Si bien des gens voient dans l’économie une science obscure et un domaine réservé aux expert.e.s, c’est en partie parce que le discours économique dominant cultive souvent l’incompréhension en se faisant hermétique et hyperspécialisé. Rendre les processus économiques intelligibles au plus grand nombre, dans le but éventuel de les transformer, est une tâche à laquelle s’attèle cependant contre vents et marées d’irréductibles Gaulois.e.s de la pensée. Avec son essai Global Slump, dont la traduction française vient de paraître aux éditions Écosociété et qui sera lancée ce vendredi à Montréal, David McNally, professeur de science politique à l’Université York, participe admirablement à cet effort.

Dans Panne globale, McNally analyse la crise financière de 2008 comme un nouvel épisode de la « période d’expansion néolibérale » du capitalisme. Le néolibéralisme désigne la stratégie déployée depuis quarante ans par les élites économiques et politiques afin de combattre le pouvoir acquis de chaudes luttes par les salarié.e.s et ainsi les déposséder des fruits de leur travail.

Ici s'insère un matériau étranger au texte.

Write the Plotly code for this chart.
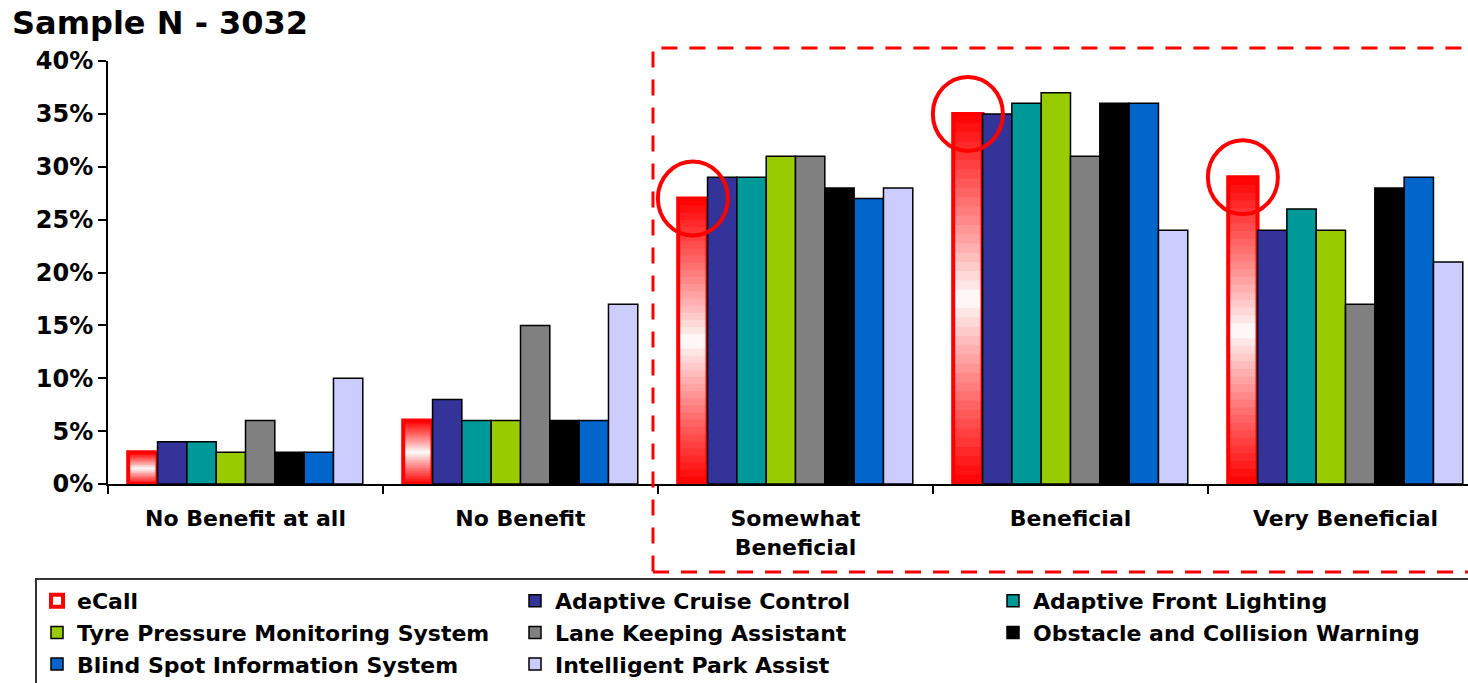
import plotly.graph_objects as go

categories = ["No Benefit at all", "No Benefit", "Somewhat<br>Beneficial", "Beneficial", "Very Beneficial"]
series_names = ["eCall", "Adaptive Cruise Control", "Adaptive Front Lighting",
                "Tyre Pressure Monitoring System", "Lane Keeping Assistant",
                "Obstacle and Collision Warning", "Blind Spot Information System",
                "Intelligent Park Assist"]
ecall = [3, 6, 27, 35, 29]
adaptive_cruise = [4, 8, 29, 35, 24]
adaptive_front = [4, 6, 29, 36, 26]
tyre_pressure = [3, 6, 31, 37, 24]
lane_keeping = [6, 15, 31, 31, 17]
obstacle_warning = [3, 6, 28, 36, 28]
blind_spot = [3, 6, 27, 36, 29]
park_assist = [10, 17, 28, 24, 21]
other_series = [adaptive_cruise, adaptive_front, tyre_pressure, lane_keeping,
                obstacle_warning, blind_spot, park_assist]
colors = ["#333399", "#009999", "#99CC00", "#808080", "#000000", "#0066CC", "#CCCCFF"]
highlight_idx = [2, 3, 4]

FONT = "DejaVu Sans"
W, H = 1468, 683
L, T, B = 108, 61, 484
PW, PH = 1360, B - T
BARGAP = 0.147
NSLICE = 40

fig = go.Figure()

# eCall gradient bar built from overlapping slices of the data value
for k in range(NSLICE):
    t = abs((k + 0.5) / NSLICE - 0.5) * 2
    g = int(round(255 * (1 - t ** 0.9)))
    bases = [v * k / NSLICE for v in ecall]
    tops = [min(v * (k + 2) / NSLICE, v) for v in ecall]
    fig.add_trace(go.Bar(
        x=categories, y=[tp - b for tp, b in zip(tops, bases)], base=bases,
        offsetgroup="g0", marker=dict(color=f"rgb(255,{g},{g})", line=dict(width=0)),
        showlegend=False, hoverinfo="skip"))
fig.add_trace(go.Bar(
    x=categories, y=ecall, name=series_names[0], offsetgroup="g0",
    marker=dict(color="rgba(255,255,255,0)", line=dict(color="#FF0000", width=4))))

for i, (vals, c) in enumerate(zip(other_series, colors)):
    fig.add_trace(go.Bar(
        x=categories, y=vals, name=series_names[i + 1], offsetgroup=f"g{i+1}",
        marker=dict(color=c, line=dict(color="#000000", width=1.5))))

# highlight circles around eCall bars
slot_w = (1 - BARGAP) / 8
ecall_off = -(1 - BARGAP) / 2 + slot_w / 2
for idx in highlight_idx:
    fig.add_shape(type="circle", xref="x", yref="y", xsizemode="pixel", ysizemode="pixel",
                  xanchor=idx + ecall_off, yanchor=ecall[idx],
                  x0=-35, x1=35, y0=-37, y1=37,
                  line=dict(color="#FF0000", width=4), fillcolor="rgba(0,0,0,0)")

# dashed highlight box
fig.add_shape(type="rect", xref="paper", yref="paper",
              x0=(653 - L) / PW, x1=1.02, y0=-(572 - B) / PH, y1=(B - 48) / PH,
              line=dict(color="#FF0000", width=3, dash="16px,12px"), fillcolor="rgba(0,0,0,0)")

fig.update_layout(
    width=W, height=H,
    margin=dict(l=L, r=0, t=T, b=H - B, autoexpand=False),
    barmode="group", bargap=BARGAP, bargroupgap=0,
    plot_bgcolor="white", paper_bgcolor="white",
    font=dict(family=FONT, color="#000000", weight="bold"),
    title=dict(text="Sample N - 3032", x=12 / W, xref="container", xanchor="left",
               y=1 - 23 / H, yref="container", yanchor="middle",
               font=dict(size=32, family=FONT, weight="bold", color="#000")),
    xaxis=dict(range=[-0.5, -0.5 + PW / 275], tickson="boundaries", ticks="outside",
               ticklen=8, tickwidth=2, tickcolor="#000", showline=True, linecolor="#000",
               linewidth=2, tickfont=dict(size=22, family=FONT, weight="bold"),
               ticklabelstandoff=14, showgrid=False, zeroline=False),
    yaxis=dict(range=[0, 40], dtick=5, ticksuffix="%", ticks="outside", ticklen=8,
               tickwidth=2, tickcolor="#000", showline=True, linecolor="#000", linewidth=2,
               tickfont=dict(size=24, family=FONT, weight="bold"), showgrid=False,
               zeroline=False),
    legend=dict(orientation="h", xref="paper", yref="paper",
                x=(35 - L) / PW, y=-(578 - B) / PH, xanchor="left", yanchor="top",
                entrywidth=433, entrywidthmode="pixels", traceorder="normal",
                bordercolor="#333", borderwidth=2, bgcolor="white",
                font=dict(size=22, family=FONT, weight="bold")),
)

fig.write_html("out.html")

À grand renfort d’exemples tirés aux quatre coins du globe, l’auteur montre que depuis les années 1970, la croissance de nos économies s’est faite aux dépens des travailleuses et des travailleurs des pays riches, et a été rendue possible par la création d’une main-d’œuvre précaire dans les pays de la périphérie – la Chine étant évidemment un pôle fondamental de cette nouvelle organisation de la production à l’échelle mondiale.

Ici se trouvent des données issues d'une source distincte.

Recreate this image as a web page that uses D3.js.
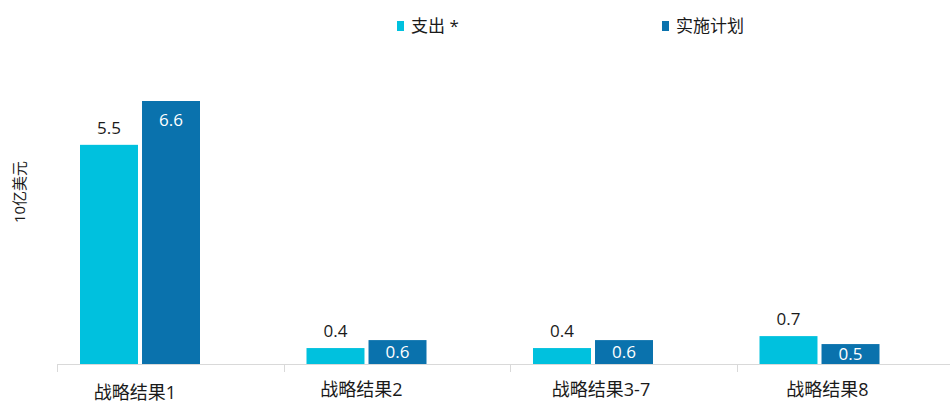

Jusqu’à ce jour, les crises successives qui ont marqué cette période ont permis de rétablir la profitabilité globale des entreprises tout en appauvrissant et en disciplinant la force de travail, en plus de s’accompagner d’une crise écologique qui menace les conditions mêmes de notre existence. Dans cette perspective, la crise financière de 2008 apparaît comme un autre résultat de la fuite en avant du capitalisme, alors que la réponse orchestrée par les gouvernements et les entreprises doit être comprise comme une offensive contre les travailleuses et les travailleurs.

En effet, McNally souligne que cette reconfiguration des rapports de pouvoir entre l’élite capitaliste et les salarié.e.s est renforcée par l’application de mesures d’austérité par des gouvernements au diapason des exigences du « marché » (le Québec est d’ailleurs exemplaire dans ce domaine), de même que par l’endettement massif des groupes les plus vulnérables de la population par des institutions financières avares de profits. Enfin, l’auteur souligne abondamment que dans les sociétés occidentales, tous ces processus de « dépossession » des classes dominées touchent encore plus durement les travailleuses et les travailleurs appartenant à des minorités ethniques et, comme toujours, les femmes.

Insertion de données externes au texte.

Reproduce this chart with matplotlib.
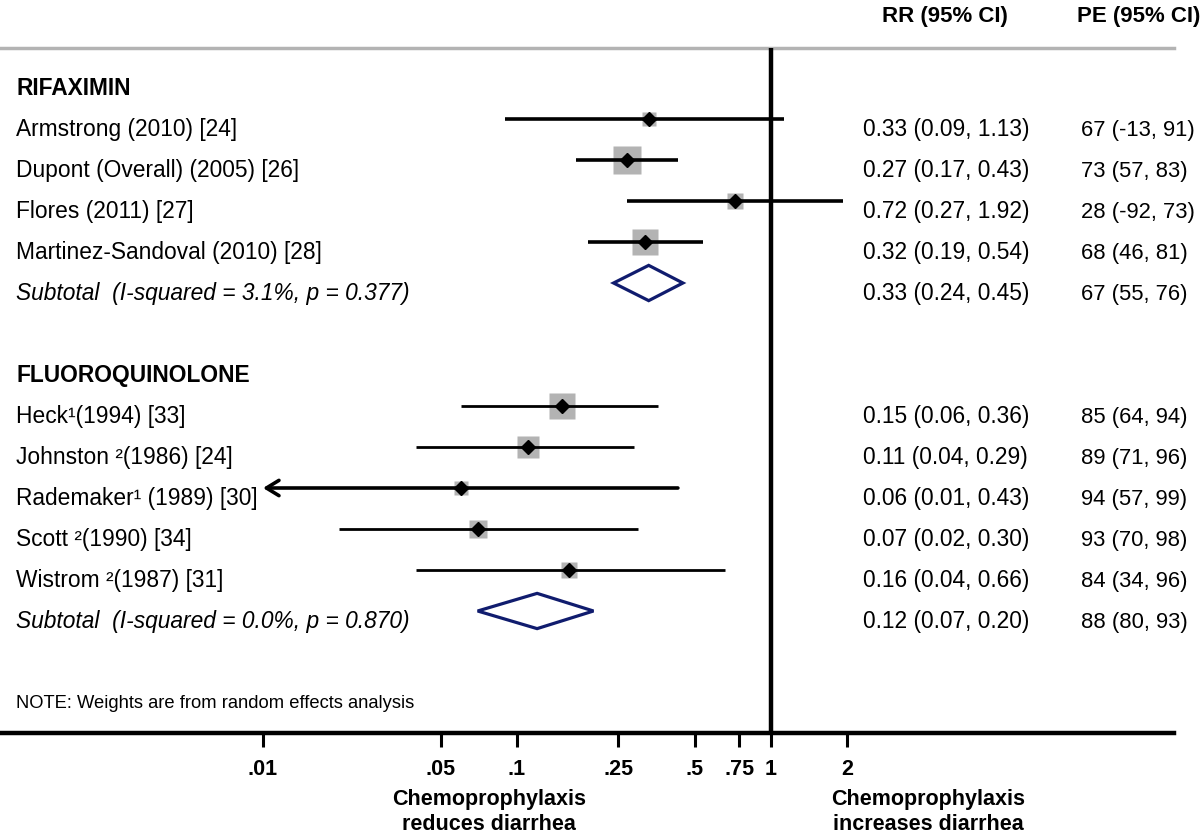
import numpy as np
import matplotlib.pyplot as plt
import matplotlib.transforms as mtransforms
from matplotlib.ticker import NullLocator

plt.rcParams['font.family'] = ['Liberation Sans', 'DejaVu Sans']

# --- data ---
rif_labels = ['Armstrong (2010) [24]', 'Dupont (Overall) (2005) [26]',
              'Flores (2011) [27]', 'Martinez-Sandoval (2010) [28]']
rif_rr = [0.33, 0.27, 0.72, 0.32]
rif_lo = [0.09, 0.17, 0.27, 0.19]
rif_hi = [1.13, 0.43, 1.92, 0.54]
rif_weight = [9.0, 41.6, 13.6, 35.9]
rif_pe = ['67 (-13, 91)', '73 (57, 83)', '28 (-92, 73)', '68 (46, 81)']
rif_sub = [0.33, 0.24, 0.45]
rif_sub_pe = '67 (55, 76)'
rif_sub_label = 'Subtotal  (I-squared = 3.1%, p = 0.377)'

fq_labels = ['Heck\u00b9(1994) [33]', 'Johnston \u00b2(1986) [24]',
             'Rademaker\u00b9 (1989) [30]', 'Scott \u00b2(1990) [34]',
             'Wistrom \u00b2(1987) [31]']
fq_rr = [0.15, 0.11, 0.06, 0.07, 0.16]
fq_lo = [0.06, 0.04, 0.01, 0.02, 0.04]
fq_hi = [0.36, 0.29, 0.43, 0.30, 0.66]
fq_weight = [34.0, 25.7, 9.3, 16.5, 14.5]
fq_pe = ['85 (64, 94)', '89 (71, 96)', '94 (57, 99)', '93 (70, 98)', '84 (34, 96)']
fq_sub = [0.12, 0.07, 0.20]
fq_sub_pe = '88 (80, 93)'
fq_sub_label = 'Subtotal  (I-squared = 0.0%, p = 0.870)'

tick_vals = [0.01, 0.05, 0.1, 0.25, 0.5, 0.75, 1, 2]
tick_labels = ['.01', '.05', '.1', '.25', '.5', '.75', '1', '2']

groups = [
    ('RIFAXIMIN', rif_labels, rif_rr, rif_lo, rif_hi, rif_weight, rif_pe,
     rif_sub, rif_sub_pe, rif_sub_label),
    ('FLUOROQUINOLONE', fq_labels, fq_rr, fq_lo, fq_hi, fq_weight, fq_pe,
     fq_sub, fq_sub_pe, fq_sub_label),
]
group_lw = [2.6, 2.0]

# --- layout (pixels of a 1200x833 canvas) ---
W, H = 1200, 833
row_px, row0_px = 41.0, 78.0
top_px, axis_px, right_px = 48.0, 733.0, 1174.0
one_px, decade_px = 771.0, 254.0
base_off = 17.0 / row_px
fs = 16.4
fs_pe = 15.8
navy = '#101c6e'
grey = '#b3b3b3'

fig = plt.figure(figsize=(12, 8.33), dpi=100)
ax = fig.add_axes([0, (H - axis_px) / H, right_px / W, (axis_px - top_px) / H])
ax.set_xscale('log')
ax.set_xlim(10 ** (-one_px / decade_px), 10 ** ((right_px - one_px) / decade_px))
ax.set_ylim((axis_px - row0_px) / row_px, (top_px - row0_px) / row_px)

trans = mtransforms.blended_transform_factory(fig.transFigure, ax.transData)
x_lab, x_rr, x_pe = 16 / W, 863 / W, 1081 / W

row = 0
for g, (title, labels, rr, lo, hi, wt, pe, sub, sub_pe, sub_label) in enumerate(groups):
    lw = group_lw[g]
    ax.text(x_lab, row + base_off, title, transform=trans, fontsize=fs,
            fontweight='bold', va='baseline')
    row += 1
    for i in range(len(labels)):
        side = 4.4 * np.sqrt(wt[i]) * 0.72
        ax.plot(rr[i], row, marker='s', ms=side, color=grey, mec='none', zorder=2)
        if lo[i] <= tick_vals[0]:
            # CI runs off the scale: draw it as an arrow
            ax.annotate('', xy=(lo[i], row), xytext=(hi[i], row),
                        arrowprops=dict(arrowstyle='->,head_length=0.9,head_width=0.55',
                                        lw=2.6, color='black', shrinkA=0, shrinkB=0),
                        zorder=3)
        else:
            ax.plot([lo[i], hi[i]], [row, row], color='black', lw=lw,
                    solid_capstyle='butt', zorder=3)
        ax.plot(rr[i], row, marker='D', ms=7, color='black', zorder=4)
        ax.text(x_lab, row + base_off, labels[i], transform=trans, fontsize=fs,
                va='baseline')
        ax.text(x_rr, row + base_off, f'{rr[i]:.2f} ({lo[i]:.2f}, {hi[i]:.2f})',
                transform=trans, fontsize=fs, va='baseline')
        ax.text(x_pe, row + base_off, pe[i], transform=trans, fontsize=fs_pe,
                va='baseline')
        row += 1
    est, slo, shi = sub
    ax.fill([slo, est, shi, est], [row, row - 0.43, row, row + 0.43],
            facecolor='white', edgecolor=navy, lw=2.3, joinstyle='miter', zorder=3)
    ax.text(x_lab, row + base_off, sub_label, transform=trans, fontsize=fs,
            fontstyle='italic', va='baseline')
    ax.text(x_rr, row + base_off, f'{est:.2f} ({slo:.2f}, {shi:.2f})',
            transform=trans, fontsize=fs, va='baseline')
    ax.text(x_pe, row + base_off, sub_pe, transform=trans, fontsize=fs_pe,
            va='baseline')
    row += 2

ax.axvline(1, color='black', lw=3.2, zorder=5)

for s in ['left', 'right']:
    ax.spines[s].set_visible(False)
ax.spines['top'].set_color(grey)
ax.spines['top'].set_linewidth(2.5)
ax.spines['bottom'].set_color('black')
ax.spines['bottom'].set_linewidth(3.2)

ax.set_xticks(tick_vals)
ax.set_xticklabels(tick_labels, fontweight='bold', fontsize=15.5)
ax.xaxis.set_minor_locator(NullLocator())
ax.tick_params(axis='x', direction='out', length=10, width=2.2, pad=9)
ax.set_yticks([])

# column headers
fig.text(882 / W, 1 - 22 / H, 'RR (95% CI)', fontsize=16, fontweight='bold', va='baseline')
fig.text(1077 / W, 1 - 22 / H, 'PE (95% CI)', fontsize=16, fontweight='bold', va='baseline')

fig.text(16 / W, 1 - 708 / H, 'NOTE: Weights are from random effects analysis',
         fontsize=13.2, va='baseline')

fig.text(489 / W, 1 - 805 / H, 'Chemoprophylaxis', fontsize=15.5, fontweight='bold',
         ha='center', va='baseline')
fig.text(489 / W, 1 - 830 / H, 'reduces diarrhea', fontsize=15.5, fontweight='bold',
         ha='center', va='baseline')
fig.text(928 / W, 1 - 805 / H, 'Chemoprophylaxis', fontsize=15.5, fontweight='bold',
         ha='center', va='baseline')
fig.text(928 / W, 1 - 830 / H, 'increases diarrhea', fontsize=15.5, fontweight='bold',
         ha='center', va='baseline')

fig.savefig('out.png', dpi=100)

Face à la puissance destructrice du capitalisme, McNally insiste toutefois pour dire que de nouvelles formes de résistance émergent à plusieurs endroits dans le monde et que, bien que leur succès soient parfois limités, divers groupes sociaux s’allient de manière originale pour tenter de regagner le pouvoir que des années de politiques néolibérales leur ont arraché. Sa critique virulente du capitalisme s’accompagne donc d’un appel à combattre l’oppression et à reconstruire les solidarités que la violence du système économique s’efforce constamment de défaire. En ce sens, on peut dire que McNally, qui affirme d’ailleurs en introduction que « [s]on but ici est d’offrir un livre qui joint les tâches complémentaires d’interpréter le monde et de le changer » (p. 38), marche fidèlement dans les pas de Karl Marx.